◆ **Problem**: Output the first line of the listing and each line after it, up to and including the line that contains "b_cdco2n_err = [0.4, 0.3, 0.3, 0.3, 1.8, 2.3]", exactly as written, minus the pictures.

◆ **Data provided**:
--- START ---

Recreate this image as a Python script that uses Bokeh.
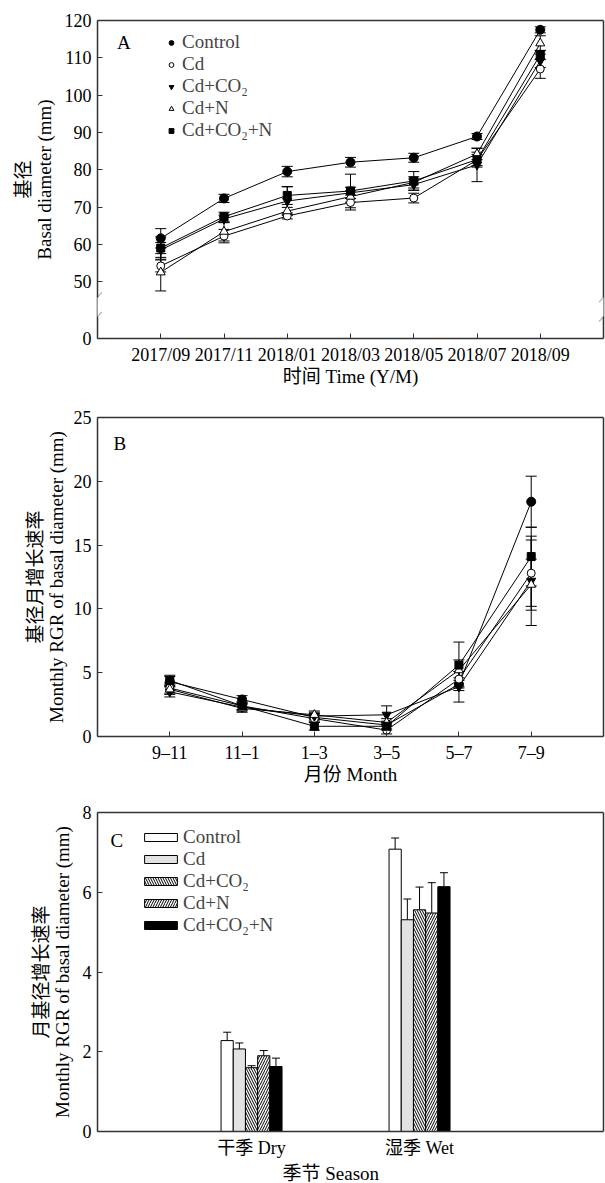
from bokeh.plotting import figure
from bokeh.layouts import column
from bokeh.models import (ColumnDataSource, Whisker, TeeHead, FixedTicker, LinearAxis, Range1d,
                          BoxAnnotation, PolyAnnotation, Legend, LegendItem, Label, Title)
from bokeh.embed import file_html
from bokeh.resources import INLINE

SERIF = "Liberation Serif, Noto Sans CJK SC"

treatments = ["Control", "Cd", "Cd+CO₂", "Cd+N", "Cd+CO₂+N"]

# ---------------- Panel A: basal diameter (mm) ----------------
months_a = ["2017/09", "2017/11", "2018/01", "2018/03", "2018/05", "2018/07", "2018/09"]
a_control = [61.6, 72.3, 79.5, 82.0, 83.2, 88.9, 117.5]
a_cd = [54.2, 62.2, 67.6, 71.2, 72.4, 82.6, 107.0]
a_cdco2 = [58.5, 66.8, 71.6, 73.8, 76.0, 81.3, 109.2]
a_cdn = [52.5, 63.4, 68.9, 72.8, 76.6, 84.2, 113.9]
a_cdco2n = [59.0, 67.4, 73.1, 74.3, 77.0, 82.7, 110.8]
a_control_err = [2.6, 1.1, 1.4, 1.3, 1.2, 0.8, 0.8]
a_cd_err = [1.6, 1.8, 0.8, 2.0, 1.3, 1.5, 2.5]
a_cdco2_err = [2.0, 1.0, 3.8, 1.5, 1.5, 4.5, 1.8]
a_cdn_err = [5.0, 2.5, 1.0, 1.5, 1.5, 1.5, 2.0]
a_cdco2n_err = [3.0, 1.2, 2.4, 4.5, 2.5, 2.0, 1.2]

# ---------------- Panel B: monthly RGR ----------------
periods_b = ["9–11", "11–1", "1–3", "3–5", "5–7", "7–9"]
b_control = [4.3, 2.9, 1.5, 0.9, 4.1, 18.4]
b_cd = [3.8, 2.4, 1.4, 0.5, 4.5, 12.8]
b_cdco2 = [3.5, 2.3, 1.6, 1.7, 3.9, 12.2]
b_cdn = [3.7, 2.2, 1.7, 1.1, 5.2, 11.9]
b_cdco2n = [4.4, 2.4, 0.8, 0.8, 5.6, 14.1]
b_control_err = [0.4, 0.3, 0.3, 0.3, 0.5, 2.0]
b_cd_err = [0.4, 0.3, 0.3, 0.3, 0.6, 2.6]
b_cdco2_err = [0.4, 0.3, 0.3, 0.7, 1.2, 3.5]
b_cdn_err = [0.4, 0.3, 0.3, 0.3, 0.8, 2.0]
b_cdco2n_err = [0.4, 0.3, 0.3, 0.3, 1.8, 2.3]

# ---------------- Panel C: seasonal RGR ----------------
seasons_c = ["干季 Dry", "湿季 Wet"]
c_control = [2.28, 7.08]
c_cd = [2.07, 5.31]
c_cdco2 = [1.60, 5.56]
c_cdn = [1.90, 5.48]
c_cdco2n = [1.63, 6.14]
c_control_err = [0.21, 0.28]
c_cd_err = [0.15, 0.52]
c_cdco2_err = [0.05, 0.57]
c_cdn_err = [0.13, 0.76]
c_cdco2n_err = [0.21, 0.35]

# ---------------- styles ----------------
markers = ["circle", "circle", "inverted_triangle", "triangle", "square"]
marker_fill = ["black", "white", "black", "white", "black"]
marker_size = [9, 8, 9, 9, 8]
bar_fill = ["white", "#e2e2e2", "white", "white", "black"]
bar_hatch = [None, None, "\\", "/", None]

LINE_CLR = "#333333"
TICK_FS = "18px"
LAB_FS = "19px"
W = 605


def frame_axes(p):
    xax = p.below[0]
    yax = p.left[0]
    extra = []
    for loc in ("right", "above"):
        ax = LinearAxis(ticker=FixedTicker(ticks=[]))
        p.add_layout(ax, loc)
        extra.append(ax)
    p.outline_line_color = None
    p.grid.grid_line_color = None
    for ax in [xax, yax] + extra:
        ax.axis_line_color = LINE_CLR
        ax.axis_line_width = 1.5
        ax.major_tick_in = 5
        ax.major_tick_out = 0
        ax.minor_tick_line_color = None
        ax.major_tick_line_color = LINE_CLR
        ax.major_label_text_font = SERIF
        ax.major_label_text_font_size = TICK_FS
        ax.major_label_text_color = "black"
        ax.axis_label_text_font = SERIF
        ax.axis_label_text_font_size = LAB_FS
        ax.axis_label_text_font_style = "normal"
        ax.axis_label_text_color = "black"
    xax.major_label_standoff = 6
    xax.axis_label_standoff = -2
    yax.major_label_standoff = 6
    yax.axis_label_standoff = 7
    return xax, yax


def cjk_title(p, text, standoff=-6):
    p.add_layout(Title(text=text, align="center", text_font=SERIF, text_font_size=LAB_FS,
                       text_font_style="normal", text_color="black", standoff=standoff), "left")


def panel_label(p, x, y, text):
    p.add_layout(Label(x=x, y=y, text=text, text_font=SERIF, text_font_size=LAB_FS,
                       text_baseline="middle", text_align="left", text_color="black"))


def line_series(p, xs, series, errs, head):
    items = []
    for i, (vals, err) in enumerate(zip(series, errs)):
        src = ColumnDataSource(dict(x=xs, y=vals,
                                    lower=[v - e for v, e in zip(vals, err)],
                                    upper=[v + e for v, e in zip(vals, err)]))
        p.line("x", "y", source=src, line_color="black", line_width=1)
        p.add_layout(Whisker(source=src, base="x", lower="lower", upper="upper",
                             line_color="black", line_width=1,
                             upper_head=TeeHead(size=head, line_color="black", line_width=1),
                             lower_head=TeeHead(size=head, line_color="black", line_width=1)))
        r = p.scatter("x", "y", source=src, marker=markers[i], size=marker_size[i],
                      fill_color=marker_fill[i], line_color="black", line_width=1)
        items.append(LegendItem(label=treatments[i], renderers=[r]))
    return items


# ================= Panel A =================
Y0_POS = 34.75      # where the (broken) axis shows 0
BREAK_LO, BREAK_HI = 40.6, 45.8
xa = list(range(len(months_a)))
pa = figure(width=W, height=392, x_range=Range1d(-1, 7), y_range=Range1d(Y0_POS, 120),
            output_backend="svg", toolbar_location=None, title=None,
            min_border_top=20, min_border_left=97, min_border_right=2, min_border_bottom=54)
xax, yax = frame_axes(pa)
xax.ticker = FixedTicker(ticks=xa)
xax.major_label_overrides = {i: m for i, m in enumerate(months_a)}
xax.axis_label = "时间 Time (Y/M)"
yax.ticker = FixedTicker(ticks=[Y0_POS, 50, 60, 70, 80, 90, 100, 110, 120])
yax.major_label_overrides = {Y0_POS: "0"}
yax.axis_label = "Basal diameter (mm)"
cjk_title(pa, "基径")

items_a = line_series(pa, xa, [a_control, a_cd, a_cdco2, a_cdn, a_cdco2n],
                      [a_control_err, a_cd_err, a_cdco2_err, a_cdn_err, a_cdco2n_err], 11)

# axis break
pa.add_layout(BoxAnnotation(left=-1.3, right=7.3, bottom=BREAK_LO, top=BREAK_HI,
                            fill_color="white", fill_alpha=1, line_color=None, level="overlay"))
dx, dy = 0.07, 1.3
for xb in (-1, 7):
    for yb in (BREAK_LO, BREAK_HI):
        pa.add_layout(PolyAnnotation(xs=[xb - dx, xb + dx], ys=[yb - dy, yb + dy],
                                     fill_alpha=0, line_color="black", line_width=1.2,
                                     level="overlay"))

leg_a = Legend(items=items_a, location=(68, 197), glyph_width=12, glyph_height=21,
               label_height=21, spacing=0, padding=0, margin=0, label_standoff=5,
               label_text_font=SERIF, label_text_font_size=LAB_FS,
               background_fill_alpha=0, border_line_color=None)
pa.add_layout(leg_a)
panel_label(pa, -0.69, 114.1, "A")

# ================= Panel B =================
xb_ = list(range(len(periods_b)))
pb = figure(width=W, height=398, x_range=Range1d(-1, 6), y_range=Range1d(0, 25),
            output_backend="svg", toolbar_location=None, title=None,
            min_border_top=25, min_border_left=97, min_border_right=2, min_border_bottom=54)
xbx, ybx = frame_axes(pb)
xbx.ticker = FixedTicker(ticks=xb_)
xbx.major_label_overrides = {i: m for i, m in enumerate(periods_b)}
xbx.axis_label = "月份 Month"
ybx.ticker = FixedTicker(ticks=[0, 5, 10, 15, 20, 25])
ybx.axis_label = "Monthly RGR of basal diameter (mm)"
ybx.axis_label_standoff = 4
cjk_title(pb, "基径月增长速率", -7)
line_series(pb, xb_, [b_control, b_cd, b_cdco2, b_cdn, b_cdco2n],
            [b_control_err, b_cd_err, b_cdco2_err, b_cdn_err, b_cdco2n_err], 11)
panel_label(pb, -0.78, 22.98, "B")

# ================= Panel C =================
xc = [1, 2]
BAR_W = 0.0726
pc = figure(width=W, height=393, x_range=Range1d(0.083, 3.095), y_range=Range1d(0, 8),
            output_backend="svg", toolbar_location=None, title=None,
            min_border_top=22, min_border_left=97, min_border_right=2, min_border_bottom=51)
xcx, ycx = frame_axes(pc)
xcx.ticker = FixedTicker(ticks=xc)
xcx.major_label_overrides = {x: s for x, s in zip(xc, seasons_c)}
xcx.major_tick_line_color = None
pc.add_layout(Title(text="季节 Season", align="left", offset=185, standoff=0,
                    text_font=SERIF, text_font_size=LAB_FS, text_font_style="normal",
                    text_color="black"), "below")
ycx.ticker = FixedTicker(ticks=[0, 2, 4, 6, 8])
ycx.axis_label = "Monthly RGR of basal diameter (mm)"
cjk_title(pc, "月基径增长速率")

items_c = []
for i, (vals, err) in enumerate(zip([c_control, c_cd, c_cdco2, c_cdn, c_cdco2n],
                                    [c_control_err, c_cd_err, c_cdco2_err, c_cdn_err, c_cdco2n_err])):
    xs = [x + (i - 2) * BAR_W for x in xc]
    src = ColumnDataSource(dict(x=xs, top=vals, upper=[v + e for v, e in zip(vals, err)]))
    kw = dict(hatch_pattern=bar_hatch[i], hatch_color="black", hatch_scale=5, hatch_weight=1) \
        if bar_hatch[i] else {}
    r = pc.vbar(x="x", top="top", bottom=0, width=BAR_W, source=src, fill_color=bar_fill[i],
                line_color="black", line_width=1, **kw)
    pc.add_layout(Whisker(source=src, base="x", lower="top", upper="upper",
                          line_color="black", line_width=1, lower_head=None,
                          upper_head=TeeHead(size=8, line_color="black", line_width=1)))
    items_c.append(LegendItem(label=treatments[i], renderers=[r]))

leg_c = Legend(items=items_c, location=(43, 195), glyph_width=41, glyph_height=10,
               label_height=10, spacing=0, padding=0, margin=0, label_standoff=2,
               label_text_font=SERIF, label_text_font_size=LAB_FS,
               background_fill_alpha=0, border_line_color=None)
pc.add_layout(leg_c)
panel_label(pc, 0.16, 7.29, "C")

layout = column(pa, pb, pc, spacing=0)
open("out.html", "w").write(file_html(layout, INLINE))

--- END ---

◆ **Correct answer**:
Recreate this image as a Python script that uses Bokeh.
from bokeh.plotting import figure
from bokeh.layouts import column
from bokeh.models import (ColumnDataSource, Whisker, TeeHead, FixedTicker, LinearAxis, Range1d,
                          BoxAnnotation, PolyAnnotation, Legend, LegendItem, Label, Title)
from bokeh.embed import file_html
from bokeh.resources import INLINE

SERIF = "Liberation Serif, Noto Sans CJK SC"

treatments = ["Control", "Cd", "Cd+CO₂", "Cd+N", "Cd+CO₂+N"]

# ---------------- Panel A: basal diameter (mm) ----------------
months_a = ["2017/09", "2017/11", "2018/01", "2018/03", "2018/05", "2018/07", "2018/09"]
a_control = [61.6, 72.3, 79.5, 82.0, 83.2, 88.9, 117.5]
a_cd = [54.2, 62.2, 67.6, 71.2, 72.4, 82.6, 107.0]
a_cdco2 = [58.5, 66.8, 71.6, 73.8, 76.0, 81.3, 109.2]
a_cdn = [52.5, 63.4, 68.9, 72.8, 76.6, 84.2, 113.9]
a_cdco2n = [59.0, 67.4, 73.1, 74.3, 77.0, 82.7, 110.8]
a_control_err = [2.6, 1.1, 1.4, 1.3, 1.2, 0.8, 0.8]
a_cd_err = [1.6, 1.8, 0.8, 2.0, 1.3, 1.5, 2.5]
a_cdco2_err = [2.0, 1.0, 3.8, 1.5, 1.5, 4.5, 1.8]
a_cdn_err = [5.0, 2.5, 1.0, 1.5, 1.5, 1.5, 2.0]
a_cdco2n_err = [3.0, 1.2, 2.4, 4.5, 2.5, 2.0, 1.2]

# ---------------- Panel B: monthly RGR ----------------
periods_b = ["9–11", "11–1", "1–3", "3–5", "5–7", "7–9"]
b_control = [4.3, 2.9, 1.5, 0.9, 4.1, 18.4]
b_cd = [3.8, 2.4, 1.4, 0.5, 4.5, 12.8]
b_cdco2 = [3.5, 2.3, 1.6, 1.7, 3.9, 12.2]
b_cdn = [3.7, 2.2, 1.7, 1.1, 5.2, 11.9]
b_cdco2n = [4.4, 2.4, 0.8, 0.8, 5.6, 14.1]
b_control_err = [0.4, 0.3, 0.3, 0.3, 0.5, 2.0]
b_cd_err = [0.4, 0.3, 0.3, 0.3, 0.6, 2.6]
b_cdco2_err = [0.4, 0.3, 0.3, 0.7, 1.2, 3.5]
b_cdn_err = [0.4, 0.3, 0.3, 0.3, 0.8, 2.0]
b_cdco2n_err = [0.4, 0.3, 0.3, 0.3, 1.8, 2.3]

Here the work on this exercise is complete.